I see people (with brain injuries, and without brain injuries) consistently trying to validate why they let someone (or themselves) down about something, when instead they could have been introspective and honest enough to admit they’re probably not going to follow through with their task(s) and they wouldn’t have promised to do so in the first place. It seems rather simple to me that honesty is better than lying about abilities you don’t actually have.

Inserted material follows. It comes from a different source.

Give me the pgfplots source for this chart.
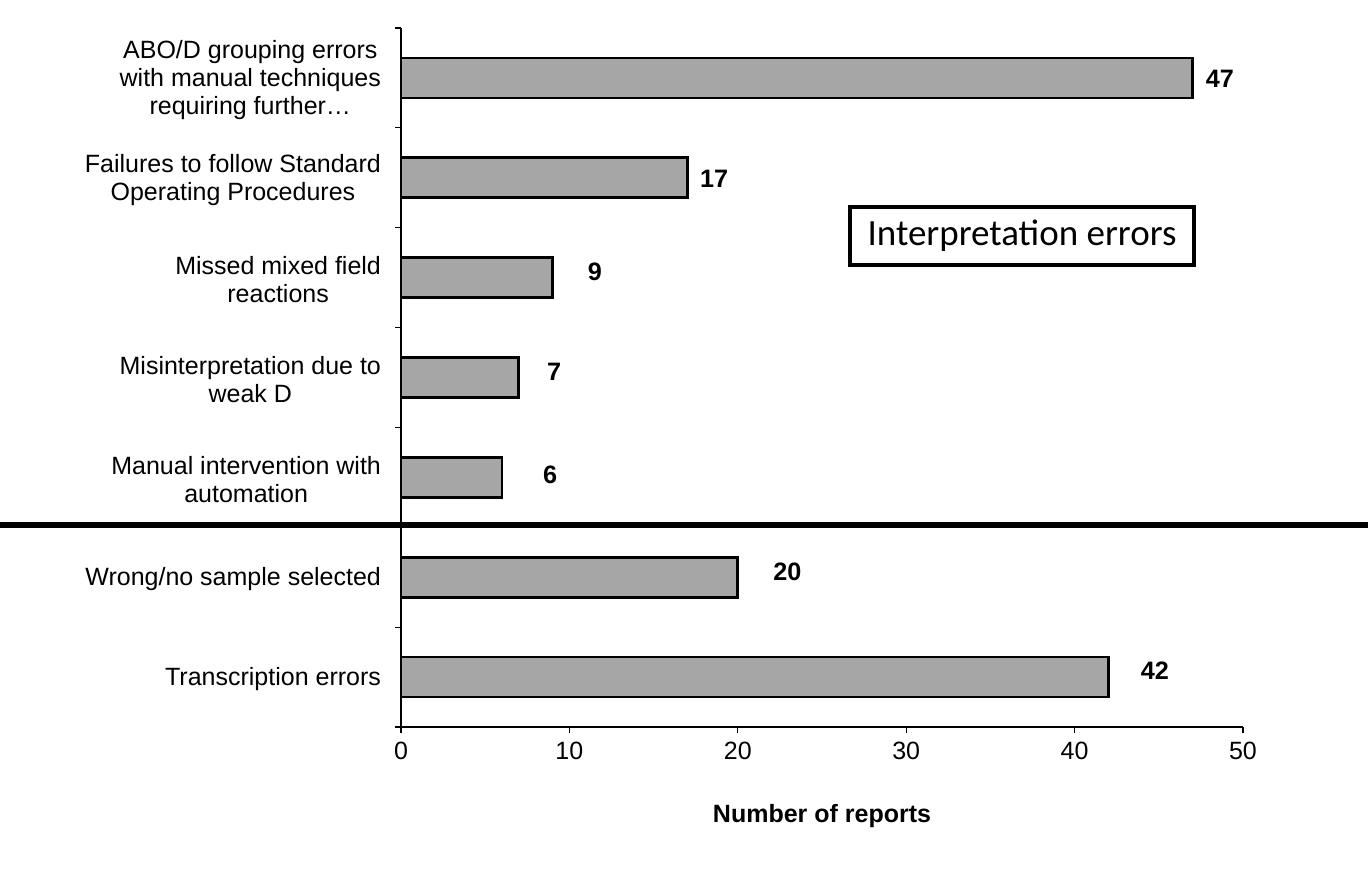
\documentclass[border=0pt]{standalone}
\usepackage{pgfplots}
\pgfplotsset{compat=1.18}
\usepackage{pgfplotstable}
\usepackage{fontspec}
\setmainfont{Liberation Sans}
\newfontfamily\carlito{Carlito}
\definecolor{bargray}{HTML}{A6A6A6}

\pgfplotstableread{
y x
0 42
1 20
2 6
3 7
4 9
5 17
6 47
}\bardata

\pgfplotstableread{
lx ly lab
44.77 0.06 42
22.95 1.05 20
8.85 2.03 6
9.09 3.06 7
11.52 4.06 9
18.59 4.99 17
48.63 5.995 47
}\labdata

\begin{document}
\begin{tikzpicture}
\useasboundingbox (-200.5pt,-79pt) rectangle (485.5pt,363.5pt);
\begin{axis}[
  scale only axis,
  width=421pt, height=349.5pt,
  xmin=0, xmax=50, ymin=-0.5, ymax=6.5,
  axis lines=left,
  axis line style={-, line width=0.8pt},
  xtick={0,10,...,50},
  ytick={0,1,2,3,4,5,6},
  yticklabels={{Transcription errors},{Wrong/no sample selected},{Manual intervention with\\automation},{Misinterpretation due to\\weak D},{Missed mixed field\\reactions},{Failures to follow Standard\\Operating Procedures},{ABO/D grouping errors\\with manual techniques\\requiring further…}},
  minor ytick={-0.5,0.5,1.5,2.5,3.5,4.5,5.5,6.5},
  every major y tick/.append style={draw opacity=0},
  tick align=outside,
  major tick length=3pt, minor tick length=3pt,
  tick style={black, line width=0.6pt},
  /pgf/number format/assume math mode=true,
  xticklabel style={font=\fontsize{12.5}{15}\selectfont, yshift=-1pt},
  yticklabel style={font=\fontsize{12.5}{14.1}\selectfont, align=center, xshift=-3.5pt, yshift=-1pt},
  xlabel={Number of reports},
  xlabel style={at={(axis description cs:0.5,0)}, anchor=center, yshift=-44.5pt, font=\bfseries\fontsize{12.5}{15}\selectfont},
  bar width=20pt,
  clip=false,
]
\addplot[xbar, fill=bargray, draw=black, line width=1.4pt] table[x=x,y=y] {\bardata};
\addplot[draw=none, mark=none, nodes near coords, point meta=explicit symbolic,
  nodes near coords align=center,
  every node near coord/.append style={font=\bfseries\fontsize{12.6}{14}\selectfont, anchor=center}]
  table[x=lx,y=ly,meta=lab] {\labdata};
\draw[line width=3pt] (axis cs:-23.81,1.52) -- (axis cs:57.42,1.52);
\node[draw, line width=2pt, minimum width=172pt, minimum height=29pt, inner sep=0pt,
  font=\carlito\fontsize{18.5}{22}\selectfont] at (axis cs:36.88,4.42) {Interpretation errors};
\end{axis}
\end{tikzpicture}
\end{document}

Part-time abilities (is what I call it) is when you can sometimes accomplish things that you cannot always do. Even then, honesty comes into play when others are involved on whatever “thing” it is you’re doing. If you say you’re going to, let’s say, paint a picture for someone – if you can sometimes accomplish that in a day, but not always, DON’T tell the person you’re painting it for that you’ll finish in a day. You don’t know for sure that you can, so don’t give them that kind of false-expectation. It seems like a small thing, but once those expectations add up and aren’t accomplished time and again, they’ll stop trusting what you’ve said, and expect you to fail. Instead, tell them it’ll take you two weeks, and if/when you finish it ahead of time, they’ll be pleasantly surprised. 🙂

That’s how I approach my tasks. I always allow myself the time necessary for my limitations, and then some. That way, when I accomplish something ahead of the time-frame, I feel really awesome about myself, and nobody is left wondering why I haven’t done what I said. I try to be a ‘woman of my word’ and to not make a liar out of myself.

I truly think if more people were self-aware and honest enough, their lives would be easier, less stressful, and the people around them (or themselves) wouldn’t be disappointed as often as I see it happening. I struggled with this reality for too long – when all I really had to do was be true to myself, and be honest to those around me.